Falling asleep with Autopilot on -- does it explain Tesla's numbers?


If you fall asleep while driving with Autopilot, it's not a good idea, but you're much safer than falling asleep in a car that doesn't have it. Since a lot of accidents are caused by falling asleep, could this be the reason for Tesla's claim that driving with Autopilot is much safer than not? Or is that claim itself even valid? I outline the logic and math in my new Forbes site article at:

Sleeping with Tesla Autopilot may explain some of Tesla's numbers


This self reported stat by Tesla is complete bunk. Suggest looking at actual insurance numbers. Maybe check out the Tesla Death list, because in truth, Tesla has a much higher fatality rate than comparable luxury vehicles. You can view them at Tesladeaths.com.

Have these been released? I suspect Tesla is telling the truth about miles per accident, but they don't disclose what an accident is, so it's not possible to compare.

"[Tesla] drivers not using Autopilot should not have 3 times as good a record than average"

Probably not, but even that is hard to say without more data. I'm sure there is a significantly different rate of accidents between Tesla drivers and average drivers. Whether it's higher or lower, and how much, I can't say, though.

Probably not 3x.
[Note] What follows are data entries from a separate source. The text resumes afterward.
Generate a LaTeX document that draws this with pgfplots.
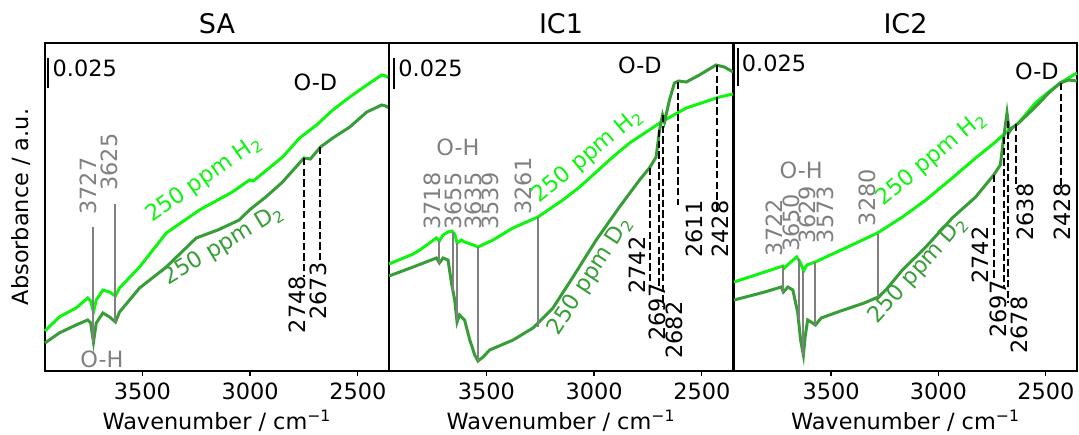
\documentclass[border=0pt]{standalone}
\usepackage{pgfplots}
\pgfplotsset{compat=1.18}
\usepackage{fontspec}
\setmainfont{DejaVu Sans}
\definecolor{hcol}{RGB}{15,245,15}
\definecolor{dcol}{RGB}{55,158,55}
\definecolor{gcol}{RGB}{128,128,128}
\newcommand{\fs}{\fontsize{11.2}{13}\selectfont}
\pgfplotsset{
  panel/.style={
    scale only axis, width=172pt, height=164pt,
    xmin=2355, xmax=3952, x dir=reverse, ymin=0, ymax=328,
    xtick={2500,3000,3500}, ytick=\empty, xtick pos=bottom,
    tick align=outside, major tick length=2.5pt,
    xtick style={black, line width=0.6pt},
    axis line style={line width=0.6pt},
    /pgf/number format/assume math mode=true,
    /pgf/number format/1000 sep={},
    xticklabel style={font=\fs, anchor=base, yshift=-11.7pt},
    xlabel={Wavenumber / cm\textsuperscript{−1}},
    xlabel style={font=\fs, at={(axis description cs:0.5,0)}, anchor=base, yshift=-29pt},
    title style={font=\fontsize{13.5}{15}\selectfont, at={(axis description cs:0.5,1)}, anchor=base, yshift=-1.5pt},
    clip=false,
  },
}
\tikzset{
  hline/.style={hcol, line width=1.5pt},
  dline/.style={dcol, line width=1.5pt},
  gl/.style={gcol, line width=1pt},
  dl/.style={black, line width=1pt, dash pattern=on 3.7pt off 1.6pt},
  gt/.style={gcol, rotate=90, font=\fs, inner sep=0pt},
  bt/.style={black, rotate=90, font=\fs, inner sep=0pt},
}
\begin{document}
\begin{tikzpicture}
% ---------------- SA ----------------
\begin{axis}[panel, at={(0pt,0pt)}, title={SA},
  ylabel={Absorbance / a.u.},
  ylabel style={font=\fs, at={(axis description cs:-0.0698,0.5)}, anchor=center}]
\addplot[hline] coordinates {
(3952,40) (3886,54) (3808,63) (3754,73) (3740,70) (3727,59) (3714,71) (3683,81) (3652,79) (3625,75) (3606,83) (3513,104) (3389,138) (3235,161) (3082,179) (3003,191) (2985,190) (2849,214) (2770,233) (2691,246) (2616,261) (2537,274) (2458,286) (2389,296) (2370,295) (2355,293)
};
\addplot[dline] coordinates {
(3952,28) (3886,38) (3808,46) (3754,51) (3740,48) (3727,29) (3714,48) (3683,58) (3652,54) (3625,49) (3606,59) (3513,83) (3389,104) (3250,133) (3150,141) (3050,151) (3003,161) (2927,174) (2849,189) (2750,213) (2720,212) (2673,224) (2616,233) (2537,244) (2458,259) (2389,266) (2370,265) (2355,263)
};
\draw[gl] (axis cs:3727,144) -- (axis cs:3727,29);
\draw[gl] (axis cs:3625,167) -- (axis cs:3625,49);
\node[gt] at (axis cs:3753,185) {3727};
\node[gt] at (axis cs:3652,209) {3625};
\node[gcol, font=\fs] at (axis cs:3688,12) {O-H};
\draw[dl] (axis cs:2748,213) -- (axis cs:2748,94);
\draw[dl] (axis cs:2673,224) -- (axis cs:2673,108);
\node[bt] at (axis cs:2782,66.5) {2748};
\node[bt] at (axis cs:2683,80) {2673};
\node[font=\fs] at (axis cs:2697,289) {O-D};
\draw[black, line width=1pt] (axis cs:3937,283) -- (axis cs:3937,313);
\node[font=\fs, anchor=west, inner sep=0pt] at (axis cs:3918,303) {0.025};
\node[hcol, font=\fs, rotate=35] at (axis cs:3214,192) {250 ppm H\textsubscript{2}};
\node[dcol, font=\fs, rotate=31] at (axis cs:3124,126) {250 ppm D\textsubscript{2}};
\end{axis}
% ---------------- IC1 ----------------
\begin{axis}[panel, at={(172pt,0pt)}, title={IC1}]
\addplot[hline] coordinates {
(3952,107) (3840,117) (3809,121) (3732,133) (3718,130) (3701,136) (3678,139) (3660,140) (3647,137) (3636,128) (3616,131) (3601,129) (3560,126) (3539,124) (3469,131) (3377,143) (3261,154) (3145,171) (3067,184) (2990,199) (2913,214) (2835,228) (2758,239) (2688,249) (2572,263) (2418,274) (2355,277)
};
\addplot[dline] coordinates {
(3952,95) (3840,104) (3732,113) (3718,108) (3701,113) (3678,111) (3662,88) (3647,71) (3636,49) (3625,56) (3601,51) (3577,31) (3554,16) (3539,10) (3515,14) (3485,21) (3376,31) (3284,43) (3191,63) (3098,94) (2990,131) (2882,164) (2789,191) (2743,203) (2712,214) (2696,241) (2682,256) (2673,249) (2650,271) (2627,288) (2607,290) (2572,289) (2511,296) (2434,306) (2395,304) (2355,299)
};
\draw[gl] (axis cs:3718,130) -- (axis cs:3718,108);
\draw[gl] (axis cs:3655,139) -- (axis cs:3655,80);
\draw[gl] (axis cs:3635,128) -- (axis cs:3635,50);
\draw[gl] (axis cs:3539,124) -- (axis cs:3539,10);
\draw[gl] (axis cs:3261,154) -- (axis cs:3261,44);
\node[gt] at (axis cs:3752,170) {3718};
\node[gt] at (axis cs:3652,170) {3655};
\node[gt] at (axis cs:3562,170) {3635};
\node[gt] at (axis cs:3481,170) {3539};
\node[gt] at (axis cs:3330,185) {3261};
\node[gcol, font=\fs] at (axis cs:3632,224) {O-H};
\draw[dl] (axis cs:2742,203) -- (axis cs:2742,83);
\draw[dl] (axis cs:2697,241) -- (axis cs:2697,83);
\draw[dl] (axis cs:2682,256) -- (axis cs:2682,64);
\draw[dl] (axis cs:2611,289) -- (axis cs:2611,166);
\draw[dl] (axis cs:2428,306) -- (axis cs:2428,158);
\node[bt] at (axis cs:2801,106) {2742};
\node[bt] at (axis cs:2706,59) {2697};
\node[bt] at (axis cs:2627,41) {2682};
\node[bt] at (axis cs:2533,142) {2611};
\node[bt] at (axis cs:2413,142) {2428};
\node[font=\fs] at (axis cs:2787,306) {O-D};
\draw[black, line width=1pt] (axis cs:3930,282) -- (axis cs:3930,313);
\node[font=\fs, anchor=west, inner sep=0pt] at (axis cs:3910,303) {0.025};
\node[hcol, font=\fs, rotate=40] at (axis cs:3029,215) {250 ppm H\textsubscript{2}};
\node[dcol, font=\fs, rotate=57] at (axis cs:3018,95) {250 ppm D\textsubscript{2}};
\end{axis}
% ---------------- IC2 ----------------
\begin{axis}[panel, at={(344.5pt,0pt)}, width=171.5pt, title={IC2}]
\addplot[hline] coordinates {
(3952,89) (3880,94) (3809,99) (3724,105) (3717,103) (3693,108) (3660,114) (3642,108) (3628,100) (3613,106) (3574,109) (3423,124) (3284,138) (3168,154) (3059,171) (2936,193) (2827,213) (2735,229) (2688,238) (2627,248) (2549,268) (2487,279) (2433,288) (2395,293) (2355,298)
};
\addplot[dline] coordinates {
(3952,71) (3880,75) (3809,79) (3732,84) (3722,79) (3701,84) (3678,81) (3655,58) (3642,31) (3629,16) (3621,34) (3609,51) (3593,49) (3573,46) (3546,53) (3469,59) (3346,68) (3280,74) (3245,81) (3168,101) (3059,124) (2936,153) (2827,174) (2743,196) (2712,206) (2696,234) (2681,258) (2670,239) (2658,243) (2627,248) (2549,264) (2487,278) (2433,288) (2395,291) (2355,290)
};
\draw[gl] (axis cs:3722,105) -- (axis cs:3722,79);
\draw[gl] (axis cs:3650,112) -- (axis cs:3650,51);
\draw[gl] (axis cs:3629,100) -- (axis cs:3629,16);
\draw[gl] (axis cs:3573,109) -- (axis cs:3573,46);
\draw[gl] (axis cs:3280,137) -- (axis cs:3280,74);
\node[gt] at (axis cs:3763,143.5) {3722};
\node[gt] at (axis cs:3686,148) {3650};
\node[gt] at (axis cs:3609,156.5) {3629};
\node[gt] at (axis cs:3526,156.5) {3573};
\node[gt] at (axis cs:3330,173.5) {3280};
\node[gcol, font=\fs] at (axis cs:3639,201) {O-H};
\draw[dl] (axis cs:2742,196) -- (axis cs:2742,93);
\draw[dl] (axis cs:2697,234) -- (axis cs:2697,83);
\draw[dl] (axis cs:2678,250) -- (axis cs:2678,68);
\draw[dl] (axis cs:2638,247) -- (axis cs:2638,183);
\draw[dl] (axis cs:2428,288) -- (axis cs:2428,183);
\node[bt] at (axis cs:2804,116) {2742};
\node[bt] at (axis cs:2719,62) {2697};
\node[bt] at (axis cs:2622,46) {2678};
\node[bt] at (axis cs:2596,159) {2638};
\node[bt] at (axis cs:2423,159) {2428};
\node[font=\fs] at (axis cs:2542,300) {O-D};
\draw[black, line width=1pt] (axis cs:3933,285) -- (axis cs:3933,323);
\node[font=\fs, anchor=west, inner sep=0pt] at (axis cs:3917,308) {0.025};
\node[hcol, font=\fs, rotate=40] at (axis cs:3033,212) {250 ppm H\textsubscript{2}};
\node[dcol, font=\fs, rotate=48] at (axis cs:3095,101) {250 ppm D\textsubscript{2}};
\end{axis}
\pgfresetboundingbox
\useasboundingbox (-22.5pt,-31.5pt) rectangle (517pt,185.5pt);
\end{tikzpicture}
\end{document}
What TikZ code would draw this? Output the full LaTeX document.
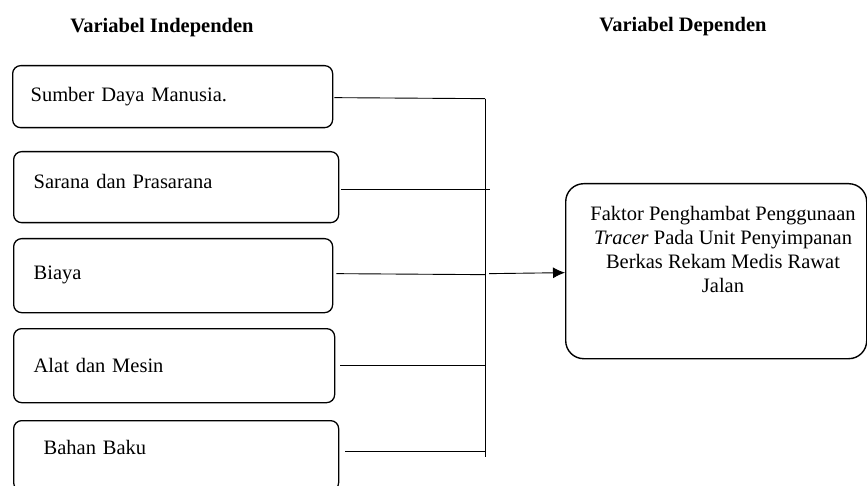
\documentclass[tikz,border=0pt]{standalone}
\usepackage{fontspec}
\setmainfont{Liberation Serif}
\usetikzlibrary{positioning}
\usetikzlibrary{calc}
\usetikzlibrary{arrows}
\usetikzlibrary{arrows.meta}
\newcommand{\diagfont}{\fontsize{20.5}{24}\selectfont}
\tikzset{>={Latex[length=12pt,width=11pt]}}
\tikzset{header/.style={font=\diagfont\bfseries, inner sep=0pt}}
\tikzset{varbox/.style={rectangle, draw, rounded corners=8pt, line width=1.3pt, inner ysep=0pt, align=left, anchor=north west}}
\tikzset{depbox/.style={rectangle, draw, rounded corners=18pt, line width=1.4pt, minimum width=301pt, minimum height=175pt, anchor=north west}}
\tikzset{deptext/.style={align=center, inner sep=0pt, anchor=north}}
\tikzset{link/.style={line width=0.9pt}}

\begin{document}
\begin{tikzpicture}[x=1pt, y=-1pt, font=\diagfont]
    \useasboundingbox (0,0) rectangle (867,486);

    % ------- Headers ------- %
    \node [header] (hIndep) at (162,28) {Variabel Independen};
    \node [header] (hDep) at (683,27) {Variabel Dependen};

    % ------- Independent variables ------- %
    \node [varbox, text width=284pt, inner xsep=18pt, minimum height=62pt] (var1) at (12,65) {Sumber Daya Manusia.};
    \node [varbox, text width=285pt, inner xsep=20pt, minimum height=71pt, text depth=12pt] (var2) at (13,151) {Sarana dan Prasarana};
    \node [varbox, text width=279pt, inner xsep=20pt, minimum height=74pt, text depth=6pt] (var3) at (13,238) {Biaya};
    \node [varbox, text width=281pt, inner xsep=20pt, minimum height=74pt] (var4) at (13,328) {Alat dan Mesin};
    \node [varbox, text width=265pt, inner xsep=30pt, minimum height=70pt, text depth=17pt] (var5) at (13,420) {Bahan Baku};

    % ------- Dependent variable ------- %
    \node [depbox] (dep) at (565,183) {};
    \node [deptext] (depText) at (723,206) {Faktor Penghambat Penggunaan\\
        \textit{Tracer} Pada Unit Penyimpanan\\
        Berkas Rekam Medis Rawat\\
        Jalan};

    % The vertical line collecting the variables.
    \coordinate (busTop) at (485,99);
    \coordinate (busBot) at (485,457);
    \draw [link] (busTop) -- (busBot);

    % Lines from each variable to the vertical line.
    \draw [link] ($(var1.east)+(1,1)$) -- ($(var1.east -| busTop)+(0,2)$);
    \draw [link] ($(var2.east)+(2,2)$) -- ($(var2.east -| busTop)+(5,2)$);
    \draw [link] ($(var3.east)+(3,-2)$) -- ($(var3.east -| busTop)+(0,-1)$);
    \draw [link] ($(var4.east)+(5,0)$) -- (var4.east -| busTop);
    \draw [link] ($(var5.east)+(6,-4)$) -- ($(var5.east -| busTop)+(0,-4)$);

    % The arrow to the dependent variable.
    \draw [->, link] ($(var3.east -| busTop)+(4,-2)$) -- ($(dep.west |- var3.east)+(0,-3)$);
\end{tikzpicture}
\end{document}
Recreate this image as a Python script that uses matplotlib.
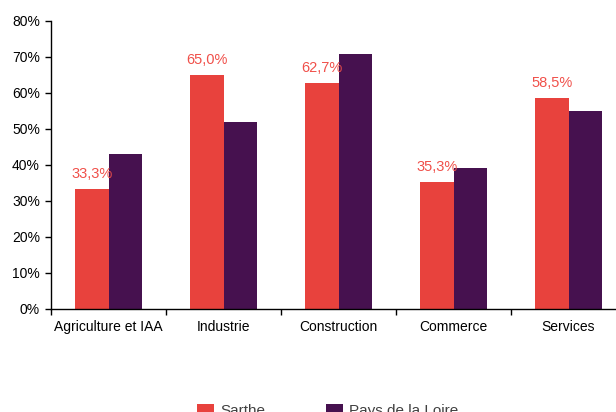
import numpy as np
import matplotlib.pyplot as plt
from matplotlib.ticker import FuncFormatter

plt.rcParams['font.family'] = ['Liberation Sans', 'DejaVu Sans']

categories = ["Agriculture et IAA", "Industrie", "Construction", "Commerce", "Services"]
sarthe = [33.3, 65.0, 62.7, 35.3, 58.5]
pays_loire = [43.1, 52.0, 70.8, 39.2, 55.0]

red = "#E8423D"
purple = "#46114F"

fig = plt.figure(figsize=(6.16, 4.12), dpi=100)
ax = fig.add_axes([51 / 616, 103 / 412, 575 / 616, 288 / 412])

x = np.arange(len(categories))
w = 0.287
ax.bar(x - w / 2, sarthe, w, color=red, label="Sarthe")
ax.bar(x + w / 2, pays_loire, w, color=purple, label="Pays de la Loire")

# valeurs Sarthe au-dessus des barres
for xi, v in zip(x, sarthe):
    ax.text(xi - w / 2, v + 2.2, "{:.1f}%".format(v).replace(".", ","),
            ha="center", va="bottom", color="#F0504A", fontsize=10.5)

ax.set_xlim(-0.5, len(categories) - 0.5)
ax.set_ylim(0, 80)
ax.set_yticks(np.arange(0, 81, 10))
ax.yaxis.set_major_formatter(FuncFormatter(lambda v, p: "{:.0f}%".format(v)))
ax.set_xticks(x)
ax.set_xticklabels(categories)
ax.set_xticks(np.arange(-0.5, len(categories), 1), minor=True)
ax.tick_params(axis="x", which="major", length=0, pad=8, labelsize=10)
ax.tick_params(axis="x", which="minor", length=4, width=1)
ax.tick_params(axis="y", length=4, width=1, labelsize=10, pad=4)

for s in ["top", "right"]:
    ax.spines[s].set_visible(False)
ax.spines["left"].set_linewidth(1)
ax.spines["bottom"].set_linewidth(1)

leg = fig.legend(loc="upper left", bbox_to_anchor=(183 / 616, 1 - 390 / 412), ncol=2,
                 frameon=False, fontsize=11, handlelength=1.1, handleheight=0.85,
                 columnspacing=3.95, handletextpad=0.45)
for t in leg.get_texts():
    t.set_color("#404040")

fig.savefig("out.png", dpi=100)
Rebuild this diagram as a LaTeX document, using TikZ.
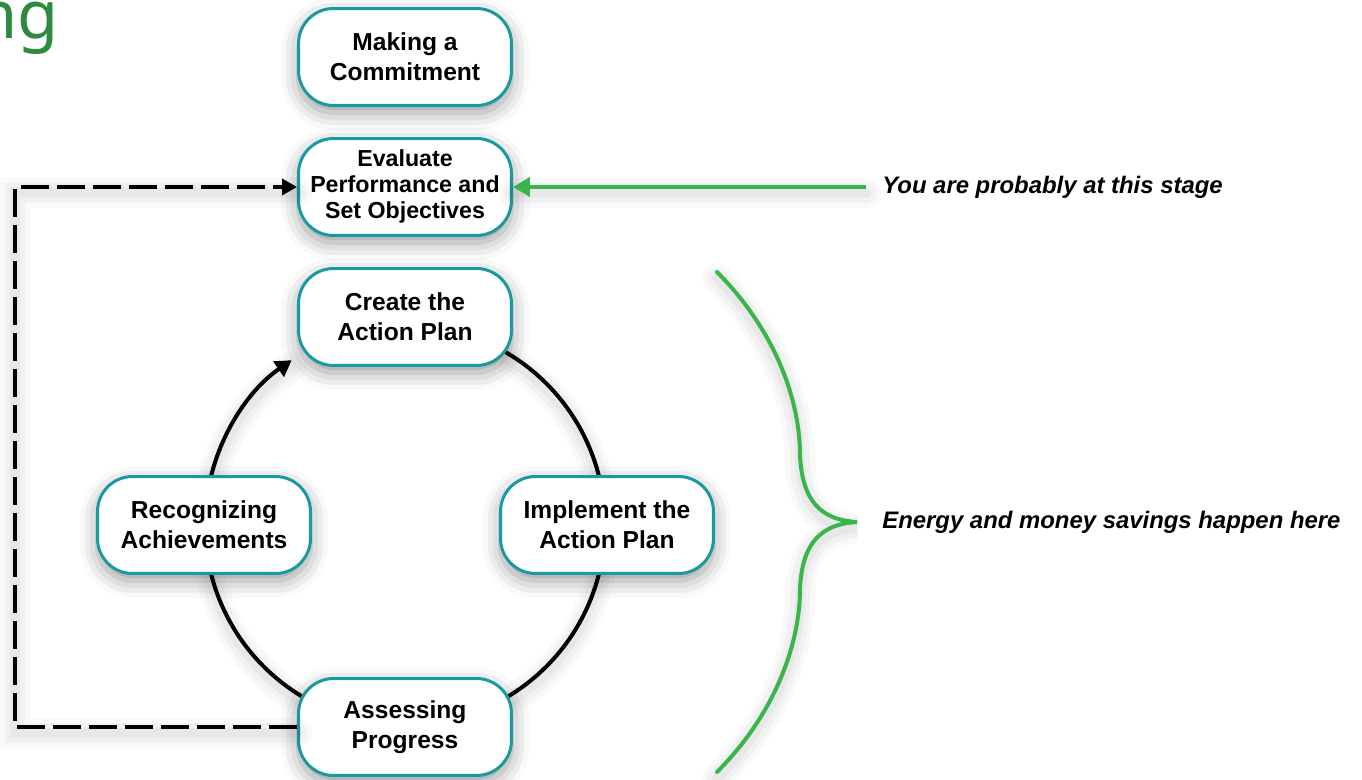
\documentclass[tikz,border=0pt]{standalone}
\usepackage{fontspec}
\setmainfont{Liberation Sans}
\newfontfamily\headfont{Noto Sans}
\usetikzlibrary{arrows.meta,positioning,shadows.blur}

\definecolor{stageteal}{HTML}{1A9AA0}
\definecolor{leafgreen}{HTML}{3AB54A}
\definecolor{headgreen}{HTML}{2E8B3E}

\begin{document}
\begin{tikzpicture}[
    x=0.02cm, y=0.02cm,
    stage/.style={draw=stageteal, line width=0.06cm, fill=white, rounded corners=0.7cm,
        minimum width=4.26cm, minimum height=1.94cm, align=center,
        font=\fontsize{14}{17}\selectfont\bfseries,
        blur shadow={shadow xshift=0pt, shadow yshift=-4pt, shadow blur radius=10pt, shadow opacity=40}},
    note/.style={inner sep=0pt, anchor=west, font=\fontsize{13.6}{17}\selectfont\bfseries\itshape},
    haze/.style={
        preaction={draw=black, solid, -, line cap=round, line width=0.6cm, draw opacity=0.025, transform canvas={yshift=-0.12cm}},
        preaction={draw=black, solid, -, line cap=round, line width=0.4cm, draw opacity=0.03, transform canvas={yshift=-0.12cm}},
        preaction={draw=black, solid, -, line cap=round, line width=0.2cm, draw opacity=0.04, transform canvas={yshift=-0.12cm}}},
    ring/.style={haze, line width=0.08cm},
    feedback/.style={haze, line width=0.08cm, dash pattern=on 0.56cm off 0.16cm,
        -{Triangle[length=0.3cm, width=0.32cm]}},
    pointer/.style={haze, draw=leafgreen, line width=0.08cm, -{Triangle[length=0.34cm, width=0.38cm, fill=leafgreen]}},
    brace/.style={haze, draw=leafgreen, line width=0.08cm, line cap=round}
]
\useasboundingbox (0,0) rectangle (1362,-780);

% tail of the heading
\node[font=\headfont\fontsize{38}{40}\selectfont, text=headgreen, anchor=base east, inner sep=0pt] (heading) at (59,-39) {ng};

% the cycle ring, drawn under the boxes
\coordinate (hub) at (405,-525);
\foreach \from/\to in {70/10, -10/-70, -110/-170}
    \draw[ring] ([shift={(\from:200)}]hub) arc[start angle=\from, end angle=\to, radius=200];
\draw[ring, -{Triangle[length=0.32cm, width=0.36cm]}] ([shift={(170:200)}]hub) arc[start angle=170, end angle=124.5, radius=200];

% back to the start
\coordinate (rail) at (15,-187);

% stages
\node[stage] (commit) at (405,-57) {Making a\\Commitment};
\node[stage, font=\fontsize{13.2}{14.8}\selectfont\bfseries] (evaluate) at (405,-187) {Evaluate\\Performance and\\Set Objectives};
\node[stage] (create) at (405,-317) {Create the\\Action Plan};
\node[stage] (implement) at (607,-525) {Implement the\\Action Plan};
\node[stage] (recognize) at (204,-525) {Recognizing\\Achievements};
\node[stage] (assess) at (405,-727) {Assessing\\Progress};

\draw[feedback] (assess.west) -| (rail) -- (evaluate.west);

% where you are
\node[note, inner xsep=0.32cm] (stagenote) at (866,-187) {You are probably at this stage};
\draw[pointer] (stagenote.west) -- (evaluate.east);

% brace round the cycle
\coordinate (bracetop) at (717,-272);
\coordinate (bracetip) at (857,-522);
\coordinate (bracefoot) at (717,-772);
\draw[brace] (bracetop) .. controls (775,-330) and (800,-400) .. (800,-455)
    .. controls (802,-500) and (820,-520) .. (bracetip)
    .. controls (820,-524) and (802,-544) .. (800,-589)
    .. controls (800,-644) and (775,-714) .. (bracefoot);
\node[note, right=0.5cm of bracetip] (savingsnote) {Energy and money savings happen here};
\end{tikzpicture}
\end{document}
But that's comparing all Tesla drivers to average drivers. This statistic was comparing Tesla drivers "without Autopilot and without our active safety features." I'm not sure what group that would be, but they are likely to have much different driving habits than the average Tesla driver and the average driver.

The non-autopilot are mostly non-highway, while the NHTSA numbers are for all roads. Yes, Tesla drivers are older and richer.

But more to the point, while NTHSA has access to police records and can account for accidents based on police reports, I think that would be harder for Tesla, which is going to find it vastly easier to get reports from vehicles on impacts detected with accelerometers and airbag deployments or even crash repairs. They won't say what they are using.

Remember that not all cars have Autopilot enabled. For this reason (as well as the fact that not everyone uses Autopilot whenever it is available), I don't think it's safe to say that non-autopilot miles are mostly non-highway.

"without Autopilot and without our active safety features"

I took that to mean cars that were built before a certain point when Tesla began including "active safety features." Teslas built before September 2014 don't even have Autopilot as an option.

Tesla owners who bought before September 2014 are even richer, I assume. Whether or not that makes a 3x difference in accident rates, I can't say, though.

It is hard to compare. I mean Tesla could do it, but they publish this statement to make it appear we should compare their numbers with the NHTSA ones.

The reality is that the NHTSA number includes all types of cars, all types of drivers, and all types of roads in all states. Even the Tesla non-ADAS number is going to have a focus on richer, older drivers and the states where electric cars are popular, in particular California.

Tesla could create a proper comparison. For their accidents, they know stuff like what road it was on, vehicle speed, and a bit about the owner if not the driver. They could pick a subset of their data that controls for the factors that are different.

However, comparing with the overall national average is not that useful. What they could do, very easily, is make the autopilot/non-autopilot comparison meaning by comparing the very same network of roads in the very same ratio. They could say, "In a mix of 50% California interstate and 50% urban streets of LA, SF, etc. here is how the two systems performed."

This might actually still tell the story Tesla wants to tell -- that Autopilot does better than non-autopilot. I have told them, why not do this? Why have it look like you are hiding something if you don't have anything to hide? It would help, not hurt, to provide real numbers which may not look as good as this but still look good.

I think the data in general is flawed anyway. I mean, as a whole, measuring car accident rates per mile driven is a relatively accurate way to score. However Tesla's are relatively new and there are alot less of them compared to all the others. If every Chevy drove one mile youd get a couple million miles right there, yet if every Tesla drove one mile you wouldn't even break a million.